When I called upon the powers of heaven to save my daughter in that bleak courthouse all those years ago, I did so by divine right as her mother. I am in no position to proclaim with certainty that it was priesthood power I used. But when Elder Oaks remarked, about whether or not women have priesthood authority in their callings, “What other authority can it be?” my heart resonated. Of my own experience I can merely ask, “What other power can it have been?”

My heart rang again in this last conference as President Nelson spoke to the women of the church about their power, both as guardians of morality and as endowed with priesthood power in the temple. Our world grows ever more confusing, ever more dangerous, and in response, our leaders have reduced the importance of the administrative church and magnified parents and families. I think it no accident that it is in our homes and families that we as women have the greatest access to the priesthood powers granted us in the temple.

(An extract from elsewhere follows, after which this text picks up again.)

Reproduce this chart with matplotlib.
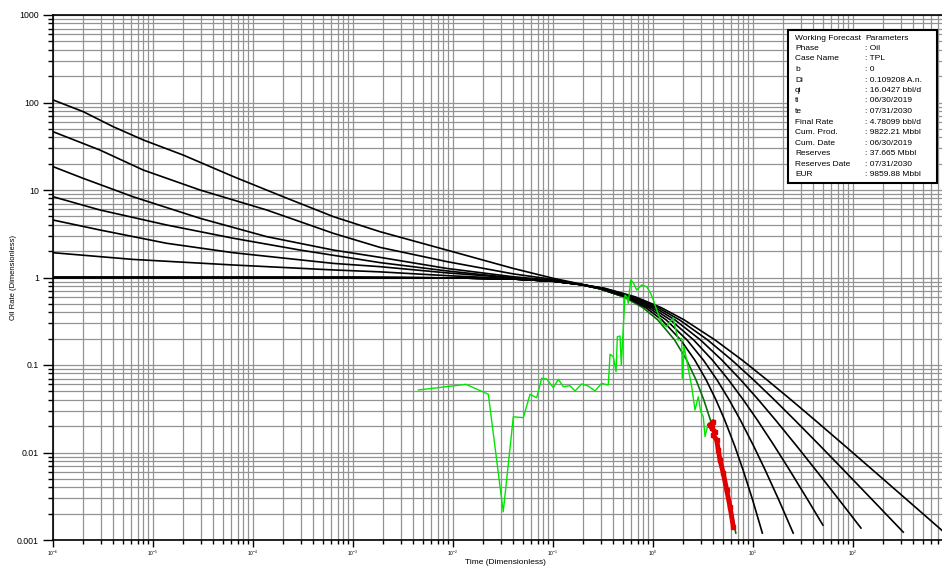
import matplotlib
matplotlib.use("Agg")
import matplotlib.pyplot as plt
from matplotlib.ticker import FixedLocator, LogLocator, FuncFormatter, NullFormatter, LogFormatterSciNotation
from matplotlib.patches import Rectangle

plt.rcParams['font.family'] = ['Liberation Sans', 'DejaVu Sans']

# ---- transient stems (t_D, q_D) ----
stem1_t = [1e-6, 2.01e-6, 4.0e-6, 8.0e-6, 2.0e-5, 6.4e-5, 2.0e-4, 6.4e-4, 1.86e-3, 8.65e-3, 0.040, 0.10, 0.186, 0.295, 0.468]
stem1_q = [107, 78.5, 52.9, 37.3, 25.1, 14.2, 8.38, 4.95, 3.34, 2.06, 1.27, 0.98, 0.845, 0.745, 0.626]
stem2_t = [1e-6, 2.95e-6, 8.0e-6, 2.95e-5, 1.37e-4, 6.35e-4, 1.86e-3, 8.65e-3, 0.040, 0.10, 0.186, 0.295, 0.468]
stem2_q = [46.4, 28.6, 16.9, 10.0, 5.91, 3.20, 2.21, 1.52, 1.10, 0.95, 0.84, 0.745, 0.626]
stem3_t = [1e-6, 2.0e-6, 6.3e-6, 2.95e-5, 1.37e-4, 6.35e-4, 1.86e-3, 8.65e-3, 0.040, 0.10, 0.186, 0.295, 0.468]
stem3_q = [18.5, 13.6, 8.38, 4.75, 2.93, 2.06, 1.70, 1.27, 1.02, 0.93, 0.835, 0.745, 0.626]
stem4_t = [1e-6, 2.95e-6, 1.37e-5, 6.35e-5, 2.95e-4, 1.86e-3, 8.65e-3, 0.040, 0.10, 0.186, 0.295, 0.468]
stem4_q = [8.38, 5.91, 3.98, 2.81, 2.06, 1.48, 1.19, 0.99, 0.92, 0.832, 0.745, 0.626]
stem5_t = [1e-6, 2.95e-6, 1.37e-5, 6.35e-5, 6.35e-4, 1.86e-3, 8.65e-3, 0.040, 0.10, 0.186, 0.295, 0.468]
stem5_q = [4.54, 3.49, 2.46, 1.92, 1.45, 1.33, 1.13, 0.99, 0.915, 0.83, 0.745, 0.626]
stem6_t = [1e-6, 6.3e-6, 6.35e-5, 6.35e-4, 1.86e-3, 8.65e-3, 0.040, 0.10, 0.186, 0.295, 0.468]
stem6_q = [1.92, 1.61, 1.39, 1.22, 1.16, 1.05, 0.97, 0.91, 0.83, 0.745, 0.626]

# ---- depletion curves: shared early part, then rate levels read per curve ----
trunk_t = [1e-6, 1e-3, 0.01, 0.04, 0.10, 0.20]
trunk_q = [1.0, 0.999, 0.99, 0.961, 0.907, 0.825]
fan_levels = [0.75, 0.6, 0.45, 0.327, 0.193, 0.114, 0.0674, 0.04, 0.0235, 0.012, 0.0063, 0.00286]
fan_t = [
    [0.288, 0.511, 0.799, 1.118, 1.645, 2.171, 2.697, 3.219, 3.751, 4.423, 5.067, 5.857, 6.725],
    [0.295, 0.533, 0.855, 1.229, 1.893, 2.615, 3.406, 4.261, 5.212, 6.541, 7.961, 9.926, 12.40],
    [0.302, 0.557, 0.915, 1.355, 2.191, 3.186, 4.371, 5.772, 7.475, 10.10, 13.24, 18.14, 25.23],
    [0.309, 0.582, 0.981, 1.497, 2.553, 3.923, 5.704, 8.000, 11.05, 16.26, 23.20, 35.40, 49.99],
    [0.317, 0.609, 1.055, 1.661, 2.991, 4.878, 7.556, 11.33, 16.79, 27.12, 42.47, 72.96, 120.1],
    [0.325, 0.637, 1.135, 1.847, 3.526, 6.127, 10.16, 16.35, 26.14, 46.66, 80.63, 156.9, 318.1],
    [0.333, 0.667, 1.222, 2.058, 4.181, 7.772, 13.84, 24.00, 41.55, 82.33, 157.7, 348.7, 729.0, 999.0],
]
fan_end_q = [[0.0012], [0.0012], [0.0012], [0.00148], [0.00137], [0.00123], [0.00137, 0.001]]
fan_colors = ['#0a6e0a', 'black', 'black', 'black', 'black', 'black', 'black']

# ---- production data (green) ----
prod_t = [4.50e-3, 0.0135, 0.02255, 0.0318, 0.0401, 0.0505, 0.0589, 0.0687, 0.0771, 0.0865,
          0.1007, 0.113, 0.1268, 0.148, 0.166, 0.1936, 0.2255, 0.263, 0.307, 0.357,
          0.372, 0.401, 0.427, 0.44, 0.468, 0.482, 0.525, 0.546, 0.566, 0.598,
          0.635, 0.687, 0.771, 0.865, 0.948, 1.007, 1.089, 1.222, 1.371, 1.479,
          1.596, 1.66, 1.791, 1.936, 1.963, 2.042, 2.173, 2.438, 2.63, 2.838,
          3.0, 3.184, 3.31, 3.573, 3.864]
prod_q = [0.0518, 0.0601, 0.0463, 0.0021, 0.0256, 0.0250, 0.0463, 0.0423, 0.0705, 0.0692,
          0.0551, 0.0687, 0.0565, 0.058, 0.0505, 0.0607, 0.0575, 0.0505, 0.0618, 0.059,
          0.1325, 0.1245, 0.0838, 0.2105, 0.2145, 0.1, 0.631, 0.604, 0.507, 0.936,
          0.873, 0.72, 0.821, 0.785, 0.66, 0.553, 0.425, 0.30, 0.274, 0.3125,
          0.342, 0.274, 0.193, 0.2018, 0.0705, 0.162, 0.114, 0.0565, 0.0306, 0.0434,
          0.0292, 0.0256, 0.0152, 0.0216, 0.0181]

# ---- forecast data (red) ----
fc_t = [3.715, 4.009, 3.864, 4.169, 4.009, 4.335, 4.498, 4.677, 5.047, 5.458, 5.888, 6.353]
fc_q = [0.0206, 0.0225, 0.0189, 0.0173, 0.0158, 0.0139, 0.0107, 0.0082, 0.00578, 0.00373, 0.0024, 0.00142]

# ---- axis ticks ----
x_major = [1e-6, 1e-5, 1e-4, 1e-3, 1e-2, 1e-1, 1e0, 1e1, 1e2]
y_major = [1e-3, 1e-2, 1e-1, 1e0, 1e1, 1e2, 1e3]

# ---- parameter box ----
param_names = ["Working Forecast", "Phase", "Case Name", "b", "Di", "qi", "ti", "te",
               "Final Rate", "Cum. Prod.", "Cum. Date", "Reserves", "Reserves Date", "EUR"]
param_values = ["Parameters", ": Oil", ": TPL", ": 0", ": 0.109208 A.n.", ": 16.0427 bbl/d",
                ": 06/30/2019", ": 07/31/2030", ": 4.78099 bbl/d", ": 9822.21 Mbbl",
                ": 06/30/2019", ": 37.665 Mbbl", ": 07/31/2030", ": 9859.88 Mbbl"]

fig = plt.figure(figsize=(9.42, 5.68), dpi=100)
ax = fig.add_axes([53/942, 28/568, 900/942, 525/568])
ax.set_xscale('log')
ax.set_yscale('log')
ax.set_xlim(1e-6, 1e3)
ax.set_ylim(1e-3, 1e3)

ax.xaxis.set_major_locator(FixedLocator(x_major))
ax.xaxis.set_minor_locator(LogLocator(base=10, subs=range(2, 10), numticks=20))
ax.yaxis.set_major_locator(FixedLocator(y_major))
ax.yaxis.set_minor_locator(LogLocator(base=10, subs=range(2, 10), numticks=20))
ax.yaxis.set_major_formatter(FuncFormatter(lambda v, p: f"{v:g}"))
ax.yaxis.set_minor_formatter(NullFormatter())
ax.xaxis.set_major_formatter(LogFormatterSciNotation())
ax.xaxis.set_minor_formatter(NullFormatter())

ax.grid(True, which='both', color='#939393', linewidth=0.9)
ax.set_axisbelow(True)

ax.tick_params(axis='y', which='major', direction='out', length=7.2, width=1, labelsize=6.3, pad=2.8)
ax.tick_params(axis='y', which='minor', direction='out', length=3.6, width=1)
ax.tick_params(axis='x', which='major', direction='out', length=5, width=1, labelsize=3.5, pad=1.5)
ax.tick_params(axis='x', which='minor', direction='out', length=3, width=1)
for s in ax.spines.values():
    s.set_linewidth(1.2)

for st, sq in [(stem1_t, stem1_q), (stem2_t, stem2_q), (stem3_t, stem3_q),
               (stem4_t, stem4_q), (stem5_t, stem5_q), (stem6_t, stem6_q)]:
    ax.plot(st, sq, color='black', lw=1.2, zorder=2)

for ft, eq, c in zip(fan_t, fan_end_q, fan_colors):
    ax.plot(trunk_t + ft, trunk_q + fan_levels + eq, color=c, lw=1.2, zorder=2)

ax.plot(prod_t, prod_q, color='#00e600', lw=1.0, zorder=3)
ax.plot(fc_t, fc_q, color='#e00000', lw=3.5, zorder=4, marker='s', markersize=3)

fig.text(505/942, 1 - 562/568, "Time (Dimensionless)", fontsize=6, ha='center', va='center')
fig.text(14/942, 1 - 278/568, "Oil Rate (Dimensionless)", fontsize=5.5, ha='center', va='center',
         rotation=90)

# parameter box
box = Rectangle((788/942, 1 - 183/568), 149/942, 153/568, transform=fig.transFigure,
                facecolor='white', edgecolor='black', linewidth=1.5, zorder=10)
fig.patches.append(box)
for i, (n, v) in enumerate(zip(param_names, param_values)):
    y = 1 - (38 + i * 10.5) / 568
    fig.text(795/942, y, n, fontsize=6, va='center', ha='left', zorder=11)
    fig.text(865/942, y, v, fontsize=6, va='center', ha='left', zorder=11)

fig.savefig("out.png", dpi=100)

Our prophet promised, “Sisters, dear sisters, you have the right to draw liberally on the Savior’s power to help your family.” I hope that we will take up President Nelson’s challenge and learn more about this power and how we can wield it. It is time to worry less about our place in the church’s administrative hierarchy, and worry more about how we can harness the power we are given as women to bless our families and the struggling world.


[1] For example, although bishops and stake presidents are almost always married, marriage is actually not a requirement for those callings.